I tested RAW(Sony .ARW and Cannon .CR2), TIFF, JPG
RAW have worse alignment.
I tested NEF (Nikon) on one model and the alignment was as good as with JPG (no highlights, boost shadows, noise reduction).
So I wonder if it is worth the time to postprocess the images ?
RC seems to do very well with NIKON RAW
It will do well with RAW formats and it is completely up to you, but if you convert your RAWs into JPG and delete the RAW images afterwards you will save a lot of disk space.
Actually NEF files are almost the same size as JPG, so no saving.
Alright as I said it’s up to you, this is just my suggestion from an experience working with NEFs.

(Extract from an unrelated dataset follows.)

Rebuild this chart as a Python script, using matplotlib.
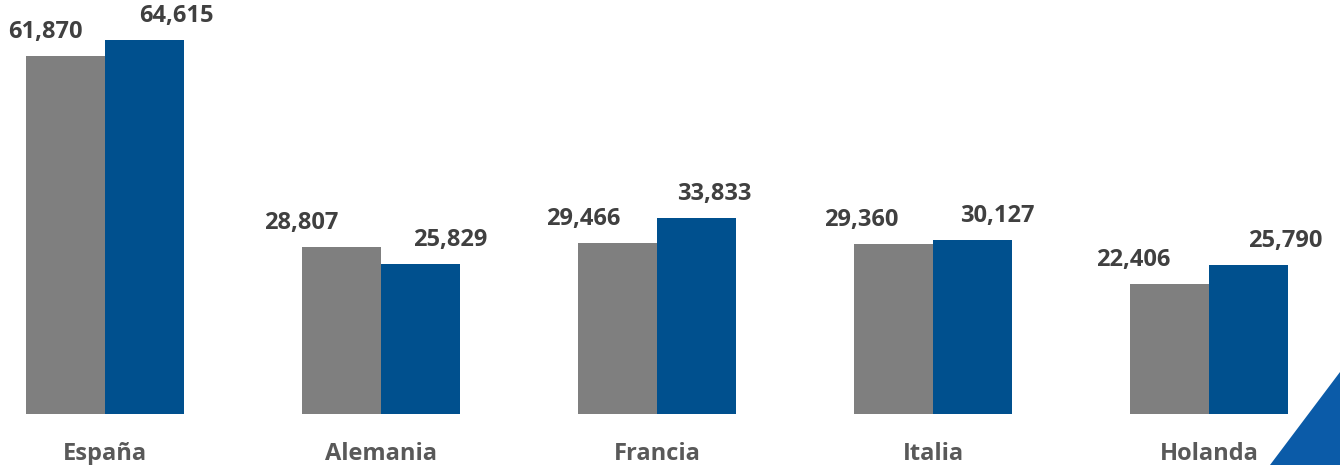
import matplotlib
matplotlib.use("Agg")
import matplotlib.pyplot as plt
from matplotlib.patches import Polygon
import numpy as np

categories = ["España", "Alemania", "Francia", "Italia", "Holanda"]
serie_gris = [61870, 28807, 29466, 29360, 22406]
serie_azul = [64615, 25829, 33833, 30127, 25790]

# label horizontal offsets in pixels (style)
off_gris = [-20, -40, -34, -32, -36]
off_azul = [32, 29, 18, 25, 36]

GRAY = "#7F7F7F"
BLUE = "#00508E"
TRI = "#0B5BA8"
VAL_C = "#404040"
CAT_C = "#595959"

plt.rcParams['font.family'] = ['Open Sans', 'DejaVu Sans']

W, H = 1340, 465
fig = plt.figure(figsize=(W / 100, H / 100), dpi=100)
ax = fig.add_axes([0, 1 - 414 / H, 1, 414 / H])

x = np.arange(len(categories))
bw = 0.288
ax.bar(x - bw / 2, serie_gris, width=bw, color=GRAY, linewidth=0)
ax.bar(x + bw / 2, serie_azul, width=bw, color=BLUE, linewidth=0)

span = W / 276.0
xmin = -105 / 276.0
ax.set_xlim(xmin, xmin + span)
ax.set_ylim(0, 64615 * 414 / 374)

px2pt = 72 / 100
for i in range(len(categories)):
    ax.annotate(f"{serie_gris[i]:,}", (x[i] - bw / 2, serie_gris[i]),
                xytext=(off_gris[i] * px2pt, 18 * px2pt), textcoords="offset points",
                ha="center", va="baseline", fontsize=17, fontweight="bold", color=VAL_C)
    ax.annotate(f"{serie_azul[i]:,}", (x[i] + bw / 2, serie_azul[i]),
                xytext=(off_azul[i] * px2pt, 18 * px2pt), textcoords="offset points",
                ha="center", va="baseline", fontsize=17, fontweight="bold", color=VAL_C)
    ax.annotate(categories[i], (x[i], 0), xytext=(0, -46 * px2pt), textcoords="offset points",
                ha="center", va="baseline", fontsize=17, fontweight="bold", color=CAT_C,
                annotation_clip=False)

ax.axis("off")

tri = Polygon([(1270 / W, 0), (1.0, 0), (1.0, 1 - 372 / H)], closed=True,
              transform=fig.transFigure, facecolor=TRI, edgecolor="none")
fig.patches.append(tri)

fig.savefig("out.png", dpi=100)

I use a two fold approach, take images as raw and do a two step process, I increase contrast and sharpen slightly (without introducing more noise), if shadows are too black i lighten them and reduce any blown out areas, (modern dslr;s have fantastic ability to capture detail which can be recovered if you shoot raw). I then save those out as 95% quality jpegs for doing the solve. I then flatten the raw images to as neutral as possible using adobe raw in photoshop (aiming for as linear as possible) these ‘flat’ images are then use to texture the geometry got from the jpegs, the reason for that is to have a texture output file that the render package used can then apply its own tone curves to to keep as much data as possible.
Absolutely understand and I use the same workflow almost. What I am saying is that after you flatten the RAW file you can just export it as a jpeg and that’s it, you can delete the RAWs. You wont get much more using the RAWs instead.